▶ [Description of the task]:
Filter these entries, keeping only lines that hold the word "this".

▶ [Data rows]:
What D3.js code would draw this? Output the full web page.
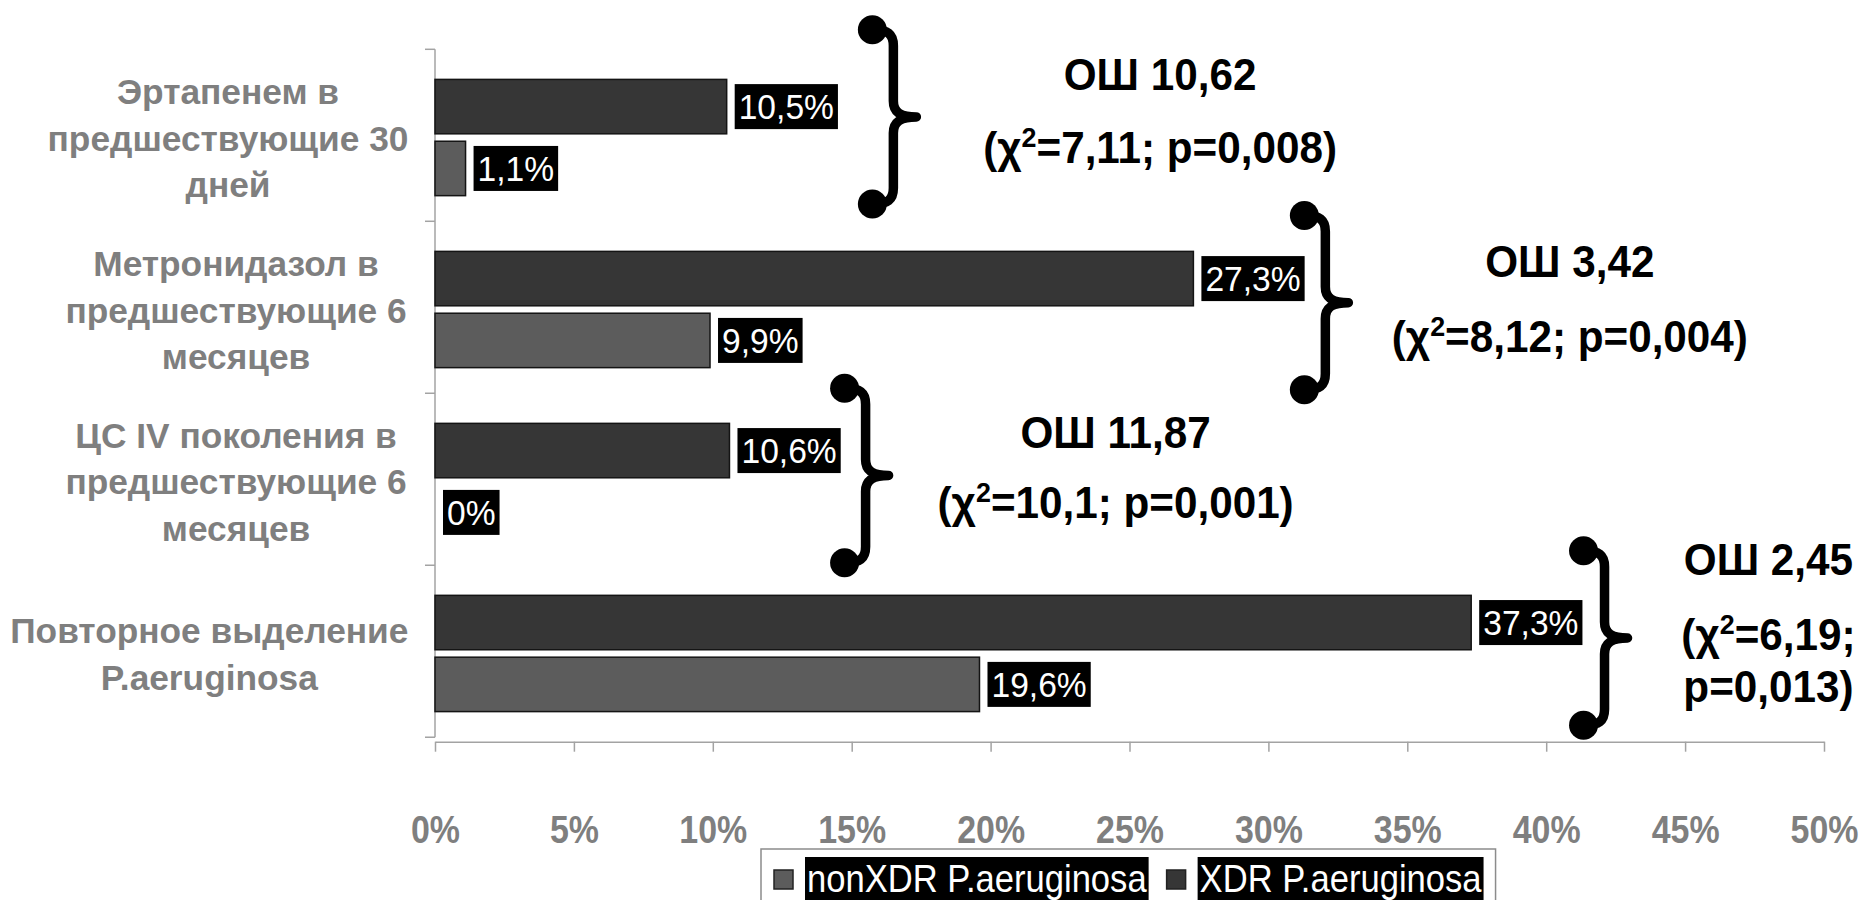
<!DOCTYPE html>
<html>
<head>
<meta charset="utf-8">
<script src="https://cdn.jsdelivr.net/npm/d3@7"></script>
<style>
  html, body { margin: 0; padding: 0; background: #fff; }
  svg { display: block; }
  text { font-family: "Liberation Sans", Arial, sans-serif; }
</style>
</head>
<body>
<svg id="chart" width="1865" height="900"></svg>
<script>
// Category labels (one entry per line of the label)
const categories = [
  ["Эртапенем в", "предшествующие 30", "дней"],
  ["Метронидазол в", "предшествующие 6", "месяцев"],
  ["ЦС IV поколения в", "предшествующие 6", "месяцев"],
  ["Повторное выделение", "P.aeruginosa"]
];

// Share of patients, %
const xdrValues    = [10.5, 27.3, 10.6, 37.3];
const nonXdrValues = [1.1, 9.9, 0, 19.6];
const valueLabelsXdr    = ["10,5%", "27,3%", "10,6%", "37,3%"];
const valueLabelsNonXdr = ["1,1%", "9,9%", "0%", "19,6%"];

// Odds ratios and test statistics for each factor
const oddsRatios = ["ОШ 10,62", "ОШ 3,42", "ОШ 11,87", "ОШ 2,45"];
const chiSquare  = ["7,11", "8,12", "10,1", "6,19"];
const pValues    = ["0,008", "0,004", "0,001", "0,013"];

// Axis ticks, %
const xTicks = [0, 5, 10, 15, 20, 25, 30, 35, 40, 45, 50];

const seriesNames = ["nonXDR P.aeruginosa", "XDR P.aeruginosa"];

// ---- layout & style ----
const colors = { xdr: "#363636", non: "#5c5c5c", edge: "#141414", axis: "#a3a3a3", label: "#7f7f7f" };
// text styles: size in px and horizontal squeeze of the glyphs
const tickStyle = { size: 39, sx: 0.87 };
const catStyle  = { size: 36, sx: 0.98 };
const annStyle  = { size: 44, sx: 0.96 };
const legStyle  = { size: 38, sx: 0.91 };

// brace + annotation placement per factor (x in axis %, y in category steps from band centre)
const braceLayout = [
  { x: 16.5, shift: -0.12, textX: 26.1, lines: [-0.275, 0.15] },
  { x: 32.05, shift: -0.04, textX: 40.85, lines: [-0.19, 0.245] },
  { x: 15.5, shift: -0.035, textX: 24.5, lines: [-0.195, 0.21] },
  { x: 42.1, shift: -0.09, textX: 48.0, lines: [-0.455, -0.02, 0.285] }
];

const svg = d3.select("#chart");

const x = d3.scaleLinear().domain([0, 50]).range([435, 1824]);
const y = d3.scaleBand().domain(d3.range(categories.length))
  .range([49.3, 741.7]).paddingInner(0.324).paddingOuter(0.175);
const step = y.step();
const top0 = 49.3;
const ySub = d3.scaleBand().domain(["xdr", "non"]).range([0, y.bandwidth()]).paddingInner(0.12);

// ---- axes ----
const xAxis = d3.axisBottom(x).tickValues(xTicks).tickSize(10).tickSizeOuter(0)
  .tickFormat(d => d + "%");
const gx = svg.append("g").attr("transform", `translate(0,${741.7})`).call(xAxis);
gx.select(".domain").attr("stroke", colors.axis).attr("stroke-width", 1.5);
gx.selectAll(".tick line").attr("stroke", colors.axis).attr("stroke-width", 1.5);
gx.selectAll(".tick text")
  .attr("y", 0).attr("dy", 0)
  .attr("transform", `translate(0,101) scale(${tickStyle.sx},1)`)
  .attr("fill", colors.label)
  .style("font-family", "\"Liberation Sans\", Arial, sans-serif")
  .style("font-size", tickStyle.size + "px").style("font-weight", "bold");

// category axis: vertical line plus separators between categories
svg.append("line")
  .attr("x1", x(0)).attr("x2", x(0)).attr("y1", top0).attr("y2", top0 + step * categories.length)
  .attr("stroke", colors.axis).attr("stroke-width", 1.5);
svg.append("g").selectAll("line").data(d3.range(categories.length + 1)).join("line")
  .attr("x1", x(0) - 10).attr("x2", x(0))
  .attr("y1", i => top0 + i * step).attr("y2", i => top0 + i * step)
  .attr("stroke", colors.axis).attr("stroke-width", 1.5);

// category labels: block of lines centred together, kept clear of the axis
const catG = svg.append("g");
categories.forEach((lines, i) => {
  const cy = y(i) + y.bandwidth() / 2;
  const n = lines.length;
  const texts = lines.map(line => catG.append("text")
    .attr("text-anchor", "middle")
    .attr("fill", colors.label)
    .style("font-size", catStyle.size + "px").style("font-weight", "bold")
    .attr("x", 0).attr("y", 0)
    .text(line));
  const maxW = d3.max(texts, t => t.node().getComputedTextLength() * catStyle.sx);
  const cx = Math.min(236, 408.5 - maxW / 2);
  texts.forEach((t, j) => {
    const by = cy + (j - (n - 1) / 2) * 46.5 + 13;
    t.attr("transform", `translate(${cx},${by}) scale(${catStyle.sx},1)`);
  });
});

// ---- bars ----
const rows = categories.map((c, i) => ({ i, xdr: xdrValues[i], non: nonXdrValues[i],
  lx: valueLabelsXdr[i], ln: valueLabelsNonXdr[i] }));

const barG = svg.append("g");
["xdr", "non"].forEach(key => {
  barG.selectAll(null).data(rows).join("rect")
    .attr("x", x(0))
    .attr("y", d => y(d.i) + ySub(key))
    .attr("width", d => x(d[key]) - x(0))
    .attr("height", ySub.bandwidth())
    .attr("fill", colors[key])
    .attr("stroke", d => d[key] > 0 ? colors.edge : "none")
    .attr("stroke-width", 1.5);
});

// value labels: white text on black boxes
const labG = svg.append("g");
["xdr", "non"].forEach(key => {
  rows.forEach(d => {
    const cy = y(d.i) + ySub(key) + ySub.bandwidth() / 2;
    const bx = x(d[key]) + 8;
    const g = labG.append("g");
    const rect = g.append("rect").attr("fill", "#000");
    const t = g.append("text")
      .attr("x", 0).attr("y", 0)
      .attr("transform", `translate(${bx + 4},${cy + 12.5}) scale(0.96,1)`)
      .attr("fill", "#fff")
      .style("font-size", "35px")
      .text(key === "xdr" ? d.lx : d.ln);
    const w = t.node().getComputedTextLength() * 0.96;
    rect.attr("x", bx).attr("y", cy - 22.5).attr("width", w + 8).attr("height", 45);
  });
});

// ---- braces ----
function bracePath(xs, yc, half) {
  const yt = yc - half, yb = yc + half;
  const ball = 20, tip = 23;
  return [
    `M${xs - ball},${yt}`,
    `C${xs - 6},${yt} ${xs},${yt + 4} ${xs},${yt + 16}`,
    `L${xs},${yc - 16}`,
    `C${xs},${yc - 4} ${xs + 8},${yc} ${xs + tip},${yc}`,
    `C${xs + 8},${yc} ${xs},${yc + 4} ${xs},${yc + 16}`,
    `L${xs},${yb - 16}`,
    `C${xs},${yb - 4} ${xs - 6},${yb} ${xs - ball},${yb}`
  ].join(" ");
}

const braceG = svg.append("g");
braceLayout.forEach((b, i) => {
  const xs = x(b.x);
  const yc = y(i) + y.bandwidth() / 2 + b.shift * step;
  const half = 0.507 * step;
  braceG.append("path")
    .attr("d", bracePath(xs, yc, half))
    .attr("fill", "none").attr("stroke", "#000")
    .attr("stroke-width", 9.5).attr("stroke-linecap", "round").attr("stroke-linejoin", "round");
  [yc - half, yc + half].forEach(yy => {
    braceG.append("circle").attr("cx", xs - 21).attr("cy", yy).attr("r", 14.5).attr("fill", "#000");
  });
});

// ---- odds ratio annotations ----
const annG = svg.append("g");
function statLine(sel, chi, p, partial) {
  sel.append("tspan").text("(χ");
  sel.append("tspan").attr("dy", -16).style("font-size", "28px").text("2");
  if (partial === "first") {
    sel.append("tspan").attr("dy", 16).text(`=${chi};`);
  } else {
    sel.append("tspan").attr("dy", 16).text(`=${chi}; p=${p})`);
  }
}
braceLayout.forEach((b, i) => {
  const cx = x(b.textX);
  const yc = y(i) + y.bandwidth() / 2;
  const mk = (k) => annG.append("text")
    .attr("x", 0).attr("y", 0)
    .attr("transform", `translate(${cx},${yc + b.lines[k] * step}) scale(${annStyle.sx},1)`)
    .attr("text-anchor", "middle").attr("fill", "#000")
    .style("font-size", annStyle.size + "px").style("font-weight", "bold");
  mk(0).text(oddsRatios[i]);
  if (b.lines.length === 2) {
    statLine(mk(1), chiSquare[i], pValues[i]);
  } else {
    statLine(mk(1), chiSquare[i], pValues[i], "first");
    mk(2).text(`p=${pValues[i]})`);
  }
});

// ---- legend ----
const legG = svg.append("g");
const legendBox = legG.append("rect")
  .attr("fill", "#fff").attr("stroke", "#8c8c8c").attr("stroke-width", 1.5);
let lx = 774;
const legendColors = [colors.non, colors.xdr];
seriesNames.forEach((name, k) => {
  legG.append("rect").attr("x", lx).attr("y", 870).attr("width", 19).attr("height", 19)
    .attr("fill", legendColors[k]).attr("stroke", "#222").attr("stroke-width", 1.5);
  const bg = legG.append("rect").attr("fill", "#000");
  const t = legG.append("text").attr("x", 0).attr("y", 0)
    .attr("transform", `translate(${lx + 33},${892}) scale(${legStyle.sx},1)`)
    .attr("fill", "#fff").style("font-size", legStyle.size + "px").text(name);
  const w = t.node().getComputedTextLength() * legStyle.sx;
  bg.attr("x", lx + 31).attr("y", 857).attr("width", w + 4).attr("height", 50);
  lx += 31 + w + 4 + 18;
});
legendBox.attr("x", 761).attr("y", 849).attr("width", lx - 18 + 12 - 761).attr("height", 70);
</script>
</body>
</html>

...

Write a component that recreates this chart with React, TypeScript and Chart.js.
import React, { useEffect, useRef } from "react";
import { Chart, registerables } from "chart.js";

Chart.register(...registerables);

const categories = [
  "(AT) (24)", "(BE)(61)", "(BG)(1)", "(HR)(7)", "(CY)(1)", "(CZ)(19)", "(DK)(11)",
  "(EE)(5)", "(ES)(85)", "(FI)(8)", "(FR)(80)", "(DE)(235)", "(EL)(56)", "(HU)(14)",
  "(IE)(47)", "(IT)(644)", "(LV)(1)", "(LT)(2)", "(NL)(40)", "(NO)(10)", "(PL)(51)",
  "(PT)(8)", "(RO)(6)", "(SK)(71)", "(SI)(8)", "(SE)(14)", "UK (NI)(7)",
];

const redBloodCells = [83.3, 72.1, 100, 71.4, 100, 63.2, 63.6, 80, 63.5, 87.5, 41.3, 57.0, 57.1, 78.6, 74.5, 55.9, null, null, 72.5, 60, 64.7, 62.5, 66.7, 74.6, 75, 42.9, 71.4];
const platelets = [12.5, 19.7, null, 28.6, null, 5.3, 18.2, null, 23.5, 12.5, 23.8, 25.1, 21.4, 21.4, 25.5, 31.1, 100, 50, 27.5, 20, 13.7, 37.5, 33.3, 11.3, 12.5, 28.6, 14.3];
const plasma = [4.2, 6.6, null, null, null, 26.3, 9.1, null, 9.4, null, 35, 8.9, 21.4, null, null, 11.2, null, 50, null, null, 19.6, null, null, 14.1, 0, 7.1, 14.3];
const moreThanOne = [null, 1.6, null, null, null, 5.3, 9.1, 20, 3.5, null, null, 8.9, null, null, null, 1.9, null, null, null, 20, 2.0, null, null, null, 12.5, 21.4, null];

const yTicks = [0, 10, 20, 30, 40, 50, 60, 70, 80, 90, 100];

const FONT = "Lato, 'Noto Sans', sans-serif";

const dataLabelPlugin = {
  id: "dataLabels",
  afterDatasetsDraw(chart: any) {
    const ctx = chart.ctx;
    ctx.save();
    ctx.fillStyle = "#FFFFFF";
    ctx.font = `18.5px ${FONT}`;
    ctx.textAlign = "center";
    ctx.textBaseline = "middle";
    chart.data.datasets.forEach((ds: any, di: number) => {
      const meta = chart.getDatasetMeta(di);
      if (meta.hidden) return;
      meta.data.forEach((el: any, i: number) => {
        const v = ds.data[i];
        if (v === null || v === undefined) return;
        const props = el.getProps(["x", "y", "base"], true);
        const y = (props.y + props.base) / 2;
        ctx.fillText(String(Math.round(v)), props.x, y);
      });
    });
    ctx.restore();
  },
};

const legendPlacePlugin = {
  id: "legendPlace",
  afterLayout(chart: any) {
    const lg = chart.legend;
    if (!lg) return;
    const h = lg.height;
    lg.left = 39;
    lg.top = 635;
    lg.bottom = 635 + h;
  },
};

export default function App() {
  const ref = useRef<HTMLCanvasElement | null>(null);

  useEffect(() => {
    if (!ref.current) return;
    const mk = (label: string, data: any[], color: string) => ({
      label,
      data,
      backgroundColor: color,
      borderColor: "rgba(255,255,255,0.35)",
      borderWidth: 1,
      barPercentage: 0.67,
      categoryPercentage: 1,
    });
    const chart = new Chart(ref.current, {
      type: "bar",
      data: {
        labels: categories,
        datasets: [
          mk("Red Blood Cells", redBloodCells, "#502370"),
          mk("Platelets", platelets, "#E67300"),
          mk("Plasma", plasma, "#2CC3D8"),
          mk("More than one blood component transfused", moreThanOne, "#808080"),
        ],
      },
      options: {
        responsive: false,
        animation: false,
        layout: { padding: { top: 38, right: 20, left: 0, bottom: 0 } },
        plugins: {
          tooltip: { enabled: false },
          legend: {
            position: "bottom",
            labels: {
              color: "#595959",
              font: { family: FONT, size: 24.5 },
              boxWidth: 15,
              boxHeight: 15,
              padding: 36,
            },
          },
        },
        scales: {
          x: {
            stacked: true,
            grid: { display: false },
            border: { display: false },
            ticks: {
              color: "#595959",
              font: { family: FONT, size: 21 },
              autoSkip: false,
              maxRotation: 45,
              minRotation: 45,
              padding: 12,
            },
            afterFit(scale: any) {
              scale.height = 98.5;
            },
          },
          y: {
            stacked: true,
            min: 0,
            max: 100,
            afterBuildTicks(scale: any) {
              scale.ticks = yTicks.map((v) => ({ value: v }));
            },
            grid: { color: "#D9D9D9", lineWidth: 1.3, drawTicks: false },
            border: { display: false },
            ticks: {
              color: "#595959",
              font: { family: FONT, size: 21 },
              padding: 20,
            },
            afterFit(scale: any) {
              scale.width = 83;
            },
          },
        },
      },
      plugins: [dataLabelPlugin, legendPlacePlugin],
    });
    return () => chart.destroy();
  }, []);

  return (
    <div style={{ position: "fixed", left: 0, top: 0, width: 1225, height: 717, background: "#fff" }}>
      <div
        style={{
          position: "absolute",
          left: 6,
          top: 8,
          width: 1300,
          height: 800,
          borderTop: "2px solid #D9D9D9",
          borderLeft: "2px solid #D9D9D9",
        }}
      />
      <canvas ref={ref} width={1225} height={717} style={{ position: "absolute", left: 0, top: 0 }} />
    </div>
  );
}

▶ [Solution to the problem]:
What D3.js code would draw this? Output the full web page.
Write a component that recreates this chart with React, TypeScript and Chart.js.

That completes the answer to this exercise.